So this was it. Three losses to start the New Year for David Moyes and his headline-grabbing Manchester United. Sunderland look to be the easiest of meat statistically; they are the bottom-most Premier League club, and hadn’t beaten United for years. But then they also had an enviable cup record this season (5 wins so far stretching into 6 last night). Stadium of Light brings not too many fond memories for Alex Ferguson, who was spotted sharing a seat with Bobby Charlton and Bryan Robson in the Director’s box. After all it was in this very ground that he faced the embarrassment of witnessing Manchester City’s epic title win of 2012.
It is still halftime in the tie, and a lot to play for at Old Trafford for both teams in a fortnight’s time. Gus Poyet was the happier of the two managers, although he was the one doing all the shouting and screaming and gesturing and jibing. David Moyes can’t be blamed much; it is his personnel that let him down far too often. And the fact that all the goals were from set-pieces proves how poor a game of football it was in the cold and windy Wearside. Ryan Giggs was one of the better players on the night but ended up scoring an unlikely own goal. Likewise Nemanja Vidic didn’t do much wrong and scored too, while the same goes for penalty-taker Fabio Borini. Seb Larrson normally steps up for spot kicks at Sunderland, but the Liverpool loanee did no harm to his growing reputation and also gave plenty reasons for Liverpool fans to be happy (how they love their fiercest rivals lose).

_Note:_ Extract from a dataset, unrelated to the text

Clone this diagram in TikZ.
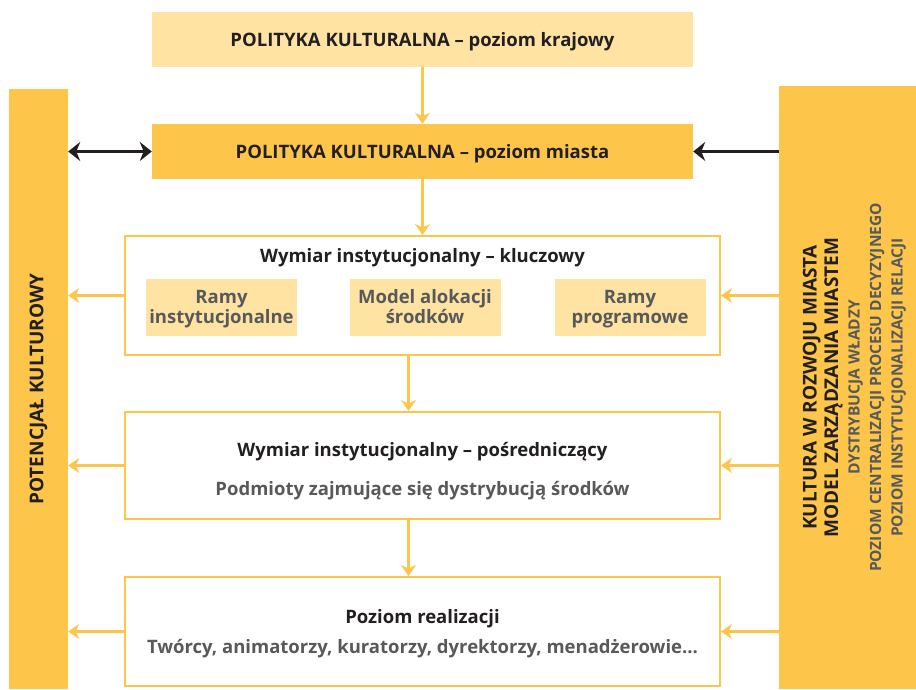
\documentclass[tikz,border=0pt]{standalone}
\usepackage{fontspec}
\setmainfont{Open Sans}
\usetikzlibrary{arrows.meta}

\definecolor{mustard}{HTML}{FDC64B}
\definecolor{cream}{HTML}{FEE3A3}
\definecolor{ink}{HTML}{231F20}
\definecolor{slate}{HTML}{58595B}

\tikzstyle{national} = [rectangle, minimum width=541pt, minimum height=55pt, text height=17pt, text depth=2.2pt, text centered, draw=none, fill=cream, text=ink, font=\bfseries\fontsize{18.5}{22}\selectfont]
\tikzstyle{city} = [national, fill=mustard]
\tikzstyle{level} = [rectangle, minimum width=595pt, align=center, draw=mustard, line width=2pt, fill=white, text=ink, font=\bfseries\fontsize{18.5}{22}\selectfont]
\tikzstyle{frame} = [rectangle, minimum width=151pt, minimum height=57pt, inner sep=2pt, text height=36pt, text depth=4.4pt, align=center, fill=cream, text=slate, font=\bfseries\fontsize{18.5}{20}\selectfont]
\tikzstyle{bar} = [rectangle, rotate=90, minimum width=600pt, align=center, fill=mustard, text=ink, font=\bfseries\fontsize{19}{21.5}\selectfont]
\tikzstyle{flow} = [line width=2.5pt, mustard, -{Stealth[length=11pt,width=15pt]}]
\tikzstyle{arrow} = [line width=2.5pt, ink, -{Stealth[length=12pt,width=19pt]}]
\tikzstyle{twoway} = [line width=2.5pt, ink, {Stealth[length=12pt,width=19pt]}-{Stealth[length=12pt,width=19pt]}]

\begin{document}
\begin{tikzpicture}[node distance=112pt]
        \useasboundingbox (0,0) rectangle (916pt,689pt);

        \node (National) [national] at (422.5pt,649.5pt) {POLITYKA KULTURALNA – poziom krajowy};
        \node (City) [city, below of = National] {POLITYKA KULTURALNA – poziom miasta};
        \node (Key) [level, minimum height=119pt, below of = City, yshift = -32pt] {};
        \node (Key Title) [text=ink, font=\bfseries\fontsize{18.5}{22}\selectfont] at ([yshift=-22.5pt]Key.north) {Wymiar instytucjonalny – kluczowy};
        \node (Frames) [frame] at ([xshift=-201pt, yshift=-12pt]Key.center) {Ramy\\instytucjonalne};
        \node (Allocation) [frame] at ([xshift=2.5pt, yshift=-12pt]Key.center) {Model alokacji\\środków};
        \node (Programmes) [frame] at ([xshift=207.5pt, yshift=-12pt]Key.center) {Ramy\\programowe};
        \node (Mid) [level, minimum height=107pt, text height=60.3pt, text depth=1.3pt, below of = Key, yshift = -58pt] {Wymiar instytucjonalny – pośredniczący\\[16.3pt]\textcolor{slate}{Podmioty zajmujące się dystrybucją środków}};
        \node (Realization) [level, minimum height=109pt, text height=45pt, text depth=1.4pt, below of = Mid, yshift = -54pt] {Poziom realizacji\\[8pt]\textcolor{slate}{Twórcy, animatorzy, kuratorzy, dyrektorzy, menadżerowie...}};

        \node (Potential) [bar, minimum height=59pt] at (38.5pt,300pt) {POTENCJAŁ KULTUROWY};
        \node (Model) [bar, minimum width=603pt, minimum height=137pt, text height=111.4pt, text depth=1.4pt] at (847.5pt,301.5pt) {KULTURA W ROZWOJU MIASTA\\MODEL ZARZĄDZANIA MIASTEM\\
            \textcolor{slate}{\fontsize{15.5}{18}\selectfont DYSTRYBUCJA WŁADZY}\\
            \textcolor{slate}{\fontsize{15.5}{18}\selectfont POZIOM CENTRALIZACJI PROCESU DECYZYJNEGO}\\
            \textcolor{slate}{\fontsize{15.5}{18}\selectfont POZIOM INSTYTUCJONALIZACJI RELACJI}};

        \draw [flow] (National) -- (City);
        \draw [flow] (City) -- (Key);
        \draw [flow] ([xshift=-14pt]Key.south) -- ([xshift=-14pt]Mid.north);
        \draw [flow] ([xshift=-14pt]Mid.south) -- ([xshift=-14pt]Realization.north);
        \draw [flow] (Key.west) -- (Key.west -| Potential.south);
        \draw [flow] (Mid.west) -- (Mid.west -| Potential.south);
        \draw [flow] (Realization.west) -- (Realization.west -| Potential.south);
        \draw [flow] (Key.east -| Model.north) -- (Key.east);
        \draw [flow] (Mid.east -| Model.north) -- (Mid.east);
        \draw [flow] (Realization.east -| Model.north) -- (Realization.east);
        \draw [twoway] (City.west -| Potential.south) -- (City.west);
        \draw [arrow] (City.east -| Model.north) -- (City.east);
    \end{tikzpicture}
\end{document}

The game started in the now-usual cagey manner; not many chances from open play in a game dominated by mistakes. Tom Cleverley deserves special mention here. He was anonymous all night, frustrated by the hounding Lee Cattermole and Ki Sung Yeung. But he was involved in the two telling, game-changing moments. He provided the cross for Vidic’s equalizer, a perfectly dipping corner to the far post. And then when Adam Johnson wriggled free from his watch, he tried hard to stop his fellow countryman but ended up fouling him inside the box. Cleverley looked out of sorts; it was typical of his career so far. Abject and pathetic would be understatements.

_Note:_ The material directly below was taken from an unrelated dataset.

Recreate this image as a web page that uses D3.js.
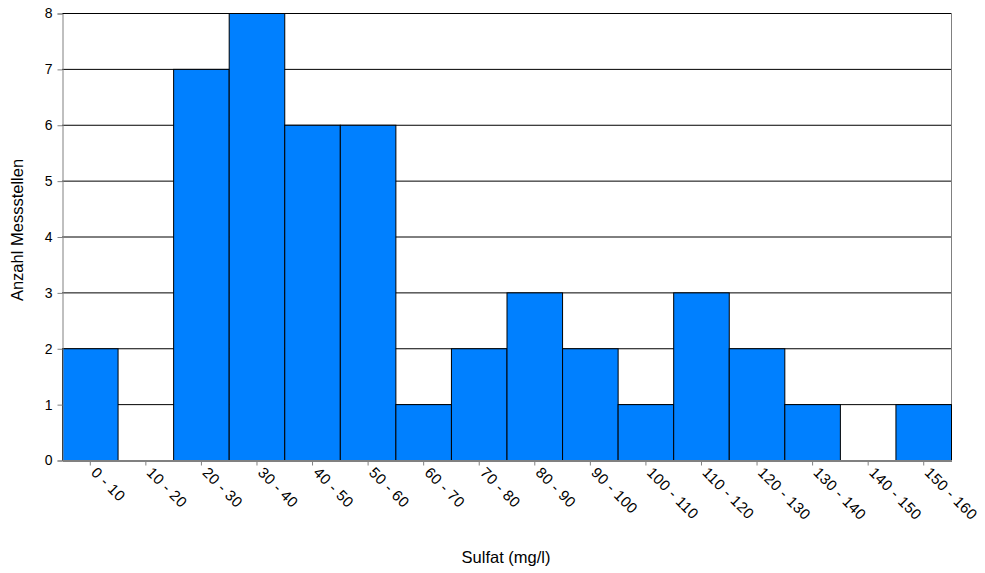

Manchester United have long desired a midfielder who can dictate play, tackle well, has that eye for a pass and full of running. Michael Carrick is one-dimensional at best, and Cleverley has a lot to learn. But they can surely do with someone like Ki. He won the League Cup last year with Swansea, and is well on his way to Wembley again. He provided the craft alongside the workmanlike Cattermole. He sprayed passes all over, tackled far better than everybody else and was all over Giggs, Carrick and Cleverley. United would do well with him; he’s relatively cheap, and has that Asian brand image that they so crave.
Adnan Januzaj is exciting, young, and brave. But the only downside is his immaturity. He tends to run into a blind alley more often and lacks the intelligence of a top, top player. But he is immensely promising and is one to watch out for in the next decade or so. The precious little good that United produced last night came from Januzaj; he was the only one popping up with shots after United fell behind in the second half. But he needs far better players around him to prosper. And the less said about a certain Antonio Valencia, the better. Only a few people know why on earth he inherited the famous number 7 of United. One of the most limited players to wear the hallowed red shirt, Moyes would be better off offloading the Ecuadorian in the summer.

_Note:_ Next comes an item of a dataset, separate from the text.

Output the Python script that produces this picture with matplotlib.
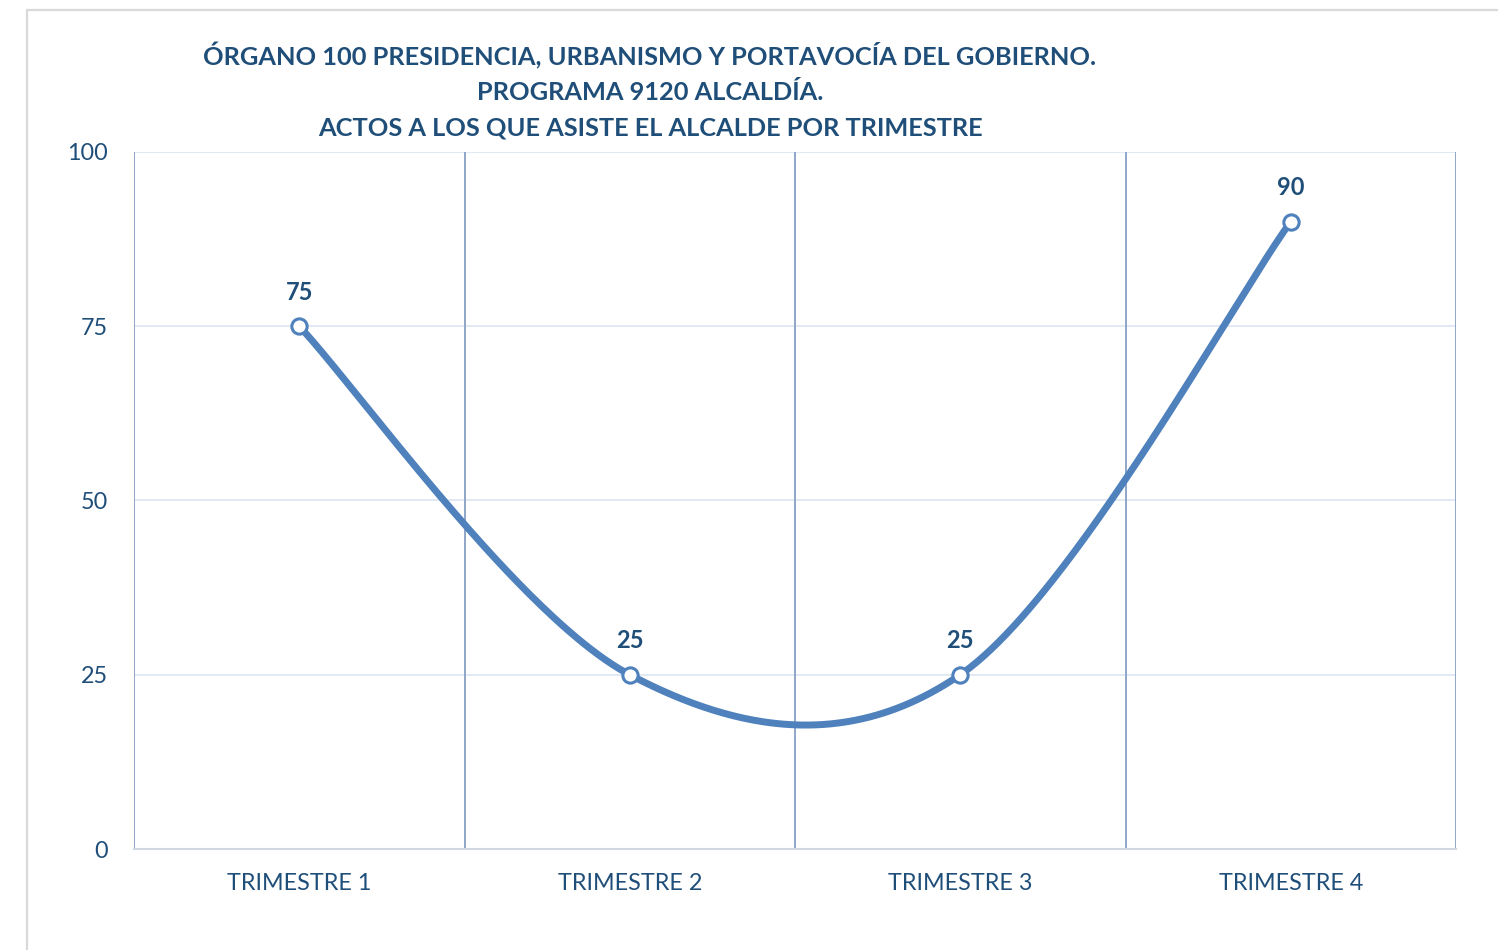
import numpy as np
import matplotlib
matplotlib.use("Agg")
import matplotlib.pyplot as plt
from matplotlib.patches import Rectangle

categories = ["TRIMESTRE 1", "TRIMESTRE 2", "TRIMESTRE 3", "TRIMESTRE 4"]
values = [75, 25, 25, 90]
yticks = [0, 25, 50, 75, 100]
title_lines = ["ÓRGANO 100 PRESIDENCIA, URBANISMO Y PORTAVOCÍA DEL GOBIERNO.",
               "PROGRAMA 9120 ALCALDÍA.",
               "ACTOS A LOS QUE ASISTE EL ALCALDE POR TRIMESTRE"]

plt.rcParams['font.family'] = ['Lato', 'DejaVu Sans']
TXT = "#1F4E79"
LINE = "#4F81BD"

fig = plt.figure(figsize=(14.98, 9.5), dpi=100)
fig.patches.append(Rectangle((27/1498, -0.1), 1.2, (950-10)/950 + 0.1,
                             transform=fig.transFigure, fill=False,
                             edgecolor="#D9D9D9", linewidth=1.6, zorder=0))
ax = fig.add_axes([134/1498, 1-849/950, (1456-134)/1498, (849-152)/950])

# smoothed curve (cubic Bezier, Catmull-Rom style control points)
x = np.arange(len(values), dtype=float)
y = np.array(values, dtype=float)
P = np.column_stack([x, y])
Pext = np.vstack([P[0], P, P[-1]])
t = np.linspace(0, 1, 100)[:, None]
curve = []
for i in range(len(P) - 1):
    p0, p3 = P[i], P[i + 1]
    c1 = p0 + (Pext[i + 2] - Pext[i]) / 6.0
    c2 = p3 - (Pext[i + 3] - Pext[i + 1]) / 6.0
    seg = (1 - t) ** 3 * p0 + 3 * (1 - t) ** 2 * t * c1 + 3 * (1 - t) * t ** 2 * c2 + t ** 3 * p3
    curve.append(seg)
curve = np.vstack(curve)
ax.plot(curve[:, 0], curve[:, 1], color=LINE, linewidth=5.0, solid_capstyle='round', zorder=3)
ax.plot(x, y, linestyle='none', marker='o', markersize=11, markerfacecolor='white',
        markeredgecolor=LINE, markeredgewidth=2.2, zorder=4)

for xi, yi in zip(x, y):
    ax.annotate(f"{int(yi)}", (xi, yi), xytext=(0, 24.5), textcoords='offset points',
                ha='center', va='center', fontsize=17, fontweight='bold', color=TXT)

ax.set_xlim(-0.5, len(values) - 0.5)
ax.set_ylim(0, 100)
ax.set_yticks(yticks)
ax.set_yticklabels([str(v) for v in yticks])
ax.set_xticks(x)
ax.set_xticklabels(categories)
ax.tick_params(axis='both', length=0, colors=TXT, labelsize=16.8)
ax.tick_params(axis='y', pad=19)
ax.tick_params(axis='x', pad=17)

for v in yticks[1:]:
    ax.axhline(v, color="#DCE6F2", linewidth=1.2, zorder=1)
for b in np.arange(-0.5, len(values), 1.0):
    ax.axvline(b, color="#8FA6C8", linewidth=1.4, zorder=2)

for s in ['top', 'right', 'left']:
    ax.spines[s].set_visible(False)
ax.spines['bottom'].set_color("#D0D7E2")
ax.spines['bottom'].set_linewidth(1.5)

ys = [56, 92, 128]
for line, yy in zip(title_lines, ys):
    fig.text(650/1498, 1 - yy/950, line, ha='center', va='center',
             fontsize=18.3, fontweight='bold', color=TXT)

fig.savefig("out.png", dpi=100)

To the managers now, and Gus Poyet seems to love playing the cup games more than the league ones. He sent his side with a specific game plan, and had his midfield perfectly balanced to thwart and frustrate United. He picked the rough Cattermole to sweep the dust, had the flamboyant Ki running the show and chose the pacey and nippy Giaccherini doing the running. The old warhorses in John O’Shea and Wes Brown have had fond memories of playing their prime under Ferguson. How blessed they would’ve felt yesterday for not being part of Moyes’ ill-fated reign. David Moyes failed to motivate his side after two consecutive losses; it seems that such blips have become the norm at a club where losing was once regarded as a cardinal sin. His tactics were blunt as ever, plus the absence of Wayne Rooney and Robin van Persie didn’t help either. His team is hanging by a thread in the Premier League top four race, is out of the FA Cup and is on the verge of a League Cup disaster. The January transfer window has shown him some light, and it depends entirely on him how he saves the wreckage.
Sunderland had everything to cheer about last night. They played like a proper team, and that too on the face of adversity. They have a manager who knows what it is like to struggle. But we have seen cup winners getting relegated in recent seasons (read Wigan and Birmingham City), and survival should be a priority. But they will enjoy their moment in the sun, and deservedly so. As for Manchester United, they just need to pick up a win in 2014. Time is running out quickly for Moyes and co, the expressions of the United legends at full time showed that even they could get desperate.